Teach the Constitution TO Carmel High Admin
Commentary by Sanford D. Horn
December 18, 2016
When thinking of the administrators at Carmel High School
in the heart of ultra-red Hamilton County, Indiana one of my favorite scenes
from Mel Brooks’ classic comedy Blazing
Saddles immediately springs to mind.
The late Gene Wilder is attempting to console the late
Cleavon Little following a vicious racial slur aimed at Little. Wilder to
Little: “These are people of the land; the common clay of the new West – you know
– morons!”
That is the appropriate adjective for the administrators
of Carmel High School following their very short-sighted decision to remove an
anti-abortion, pro-adoption sign posted, with permission, by Carmel Teens for
Life. This act of censorship came at the heels of one, a singular, student’s
complaint that the sign was offensive.
Picture this hand drawn sign reading “3,000 Lives Are
Ended Each Day…,” in rainbow colors at the top, with about 300 multi-colored
hearts filling the poster, and the word abortion at the bottom with the letters
“b” and “r” crossed out, replaced by “d” and “p,” to turn abortion into
adoption. A great message.
How is this offensive? To whom is this offensive? Is it
offensive to people who support the murder of the unborn? Is it offensive to
those opposing adoption? What reason could there be to find this sign
offensive? Apparently a reason for the complaint is unnecessary, just the mere
objection, and the censors are quick to act – the First Amendment be damned.

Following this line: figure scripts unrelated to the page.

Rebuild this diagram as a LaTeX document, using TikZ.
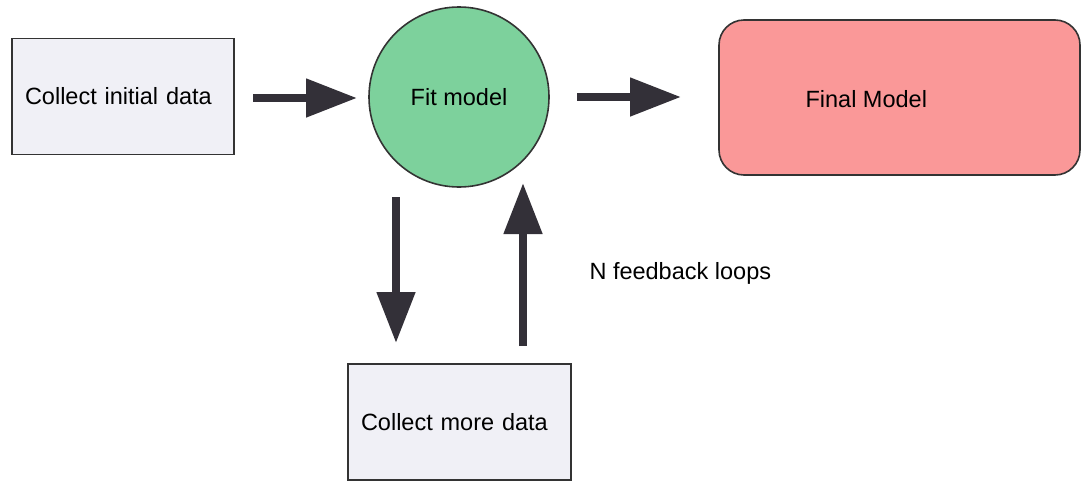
\documentclass[tikz,border=0pt]{standalone}
\usepackage{fontspec}
\setmainfont{Liberation Sans}
\usetikzlibrary{arrows.meta}
\definecolor{boxfill}{HTML}{F0F0F6}
\definecolor{fitgreen}{HTML}{7DD19C}
\definecolor{finalpink}{HTML}{FA9898}
\definecolor{edgegray}{HTML}{333333}
\definecolor{arrowdark}{HTML}{333038}
\tikzset{
  txt/.style={font=\fontsize{23.5}{28}\selectfont, text=black},
  datebox/.style={draw=edgegray, line width=1.6pt, fill=boxfill, minimum width=222pt,
    minimum height=116pt, inner xsep=13pt, text width=196pt, align=left, txt},
  fitcircle/.style={circle, draw=edgegray, line width=1.6pt, fill=fitgreen, minimum size=180pt, txt},
  finalbox/.style={draw=edgegray, line width=1.6pt, fill=finalpink, rounded corners=25pt},
  bigarrow/.style={draw=arrowdark, line width=8pt,
    -{Triangle[length=51pt, width=37pt]}, arrowdark},
}
\begin{document}
\begin{tikzpicture}[x=1pt, y=-1pt]
\useasboundingbox (0,0) rectangle (1081,482);
\fill[white] (0,0) rectangle (1081,482);
% nodes
\node[datebox] (init) at (123,96.5) {Collect initial data};
\node[fitcircle] (fit) at (459,97) {Fit model};
\node[finalbox, minimum width=361pt, minimum height=155pt] (final) at (899.5,97.5) {};
\node[txt, anchor=west] (finaltxt) at (802,99) {Final Model};
\node[datebox, text width=197pt] (more) at (459.5,422) {Collect more data};
\node[txt, anchor=west] (loops) at (586,273) {N feedback loops};
% connector anchor points
\coordinate (a1s) at (253,98);
\coordinate (a1e) at (357,98);
\coordinate (a2s) at (577,97);
\coordinate (a2e) at (681,97);
\coordinate (a3s) at (396,197);
\coordinate (a3e) at (396,343);
\coordinate (a4s) at (523,346);
\coordinate (a4e) at (523,183);
% connectors
\draw[bigarrow] (a1s) -- (a1e);
\draw[bigarrow] (a2s) -- (a2e);
\draw[bigarrow] (a3s) -- (a3e);
\draw[bigarrow] (a4s) -- (a4e);
\end{tikzpicture}
\end{document}
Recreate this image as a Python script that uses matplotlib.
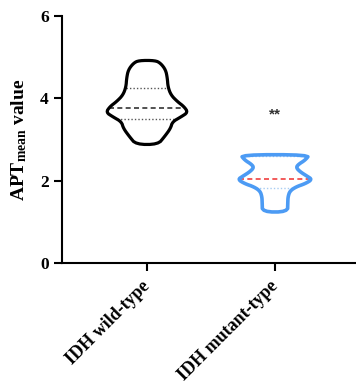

Does the Constitution cease to exist at the front door of Carmel High School? Or at any school for that matter?
Enter the Liberty Council, a non-profit, legal organization
in Florida willing to take action against the school district following the
singling out of the conservative student group. After all this is the same
school that has permitted posters supporting the homosexual community as well
as political groups. Fair and balanced – certainly not. Schools should not be
picking and choosing which opinions to favor and support, yet the conservatives
seem to be more under fire than the liberals.
“Schools can limit speech or other forms of expression if
it is disruptive and would disrupt the school’s education mission,” said David
Schuman, a professor at the University of Oregon’s school of law. How is a sign
promoting life and adoption adorned with hearts disruptive to the school’s
mission? One would think a sign promoting the murder of the unborn to be more
disruptive and disconcerting to people. Schuman also said the reason for
removing the poster would play a role, but Carmel High administrators have not
been forthcoming with one.
Schuman suggested that disallowing “posters that generate
complaints from students who have been emotionally upset and unable to study,
or prohibiting speech considered lewd,” could be acceptable reasons.
Those would be enormously broad based and vague reasons
as to prevent any sign of any subject from being hung at Carmel High and set a
dangerous precedent for schools nationwide. Consider a poster hung advertising
baseball tryouts and based upon the above criteria, should one student complain
that the poster is making that singular student emotionally upset and unable to
study, that sign would have to be removed. Perhaps the student had a bad
experience at a baseball game when younger or was rejected from the team in a
previous year. For that matter a student lacking the talent to sing could lodge
a similar complaint about a poster advertising auditions for the school’s annual
musical and that poster, again, based upon the above criteria would need to be
removed.
It’s a slippery slope to the point where no communication
would be allowable because of the possibility that a singular student could be
emotionally impacted negatively. This is not what the Founding Fathers had in
mind when writing the Constitution. We the people do not have the right not to
be offended. As Iowa State Representative Bobby Kaufmann (R) said recently
about some group of whiners, “suck it up, buttercup!”
Speech that one finds distasteful or offensive should not
be silenced. Instead, it should be challenged with even more speech. Open the
lines of communications – argue, debate, challenge – albeit respectfully, and
perhaps everyone can learn something. The Carmel Teens for Life’s
anti-abortion, pro-adoption poster should absolutely be returned to the walls
of Carmel High School thus supporting the life of the Constitution and the
First Amendment to the Bill of Rights.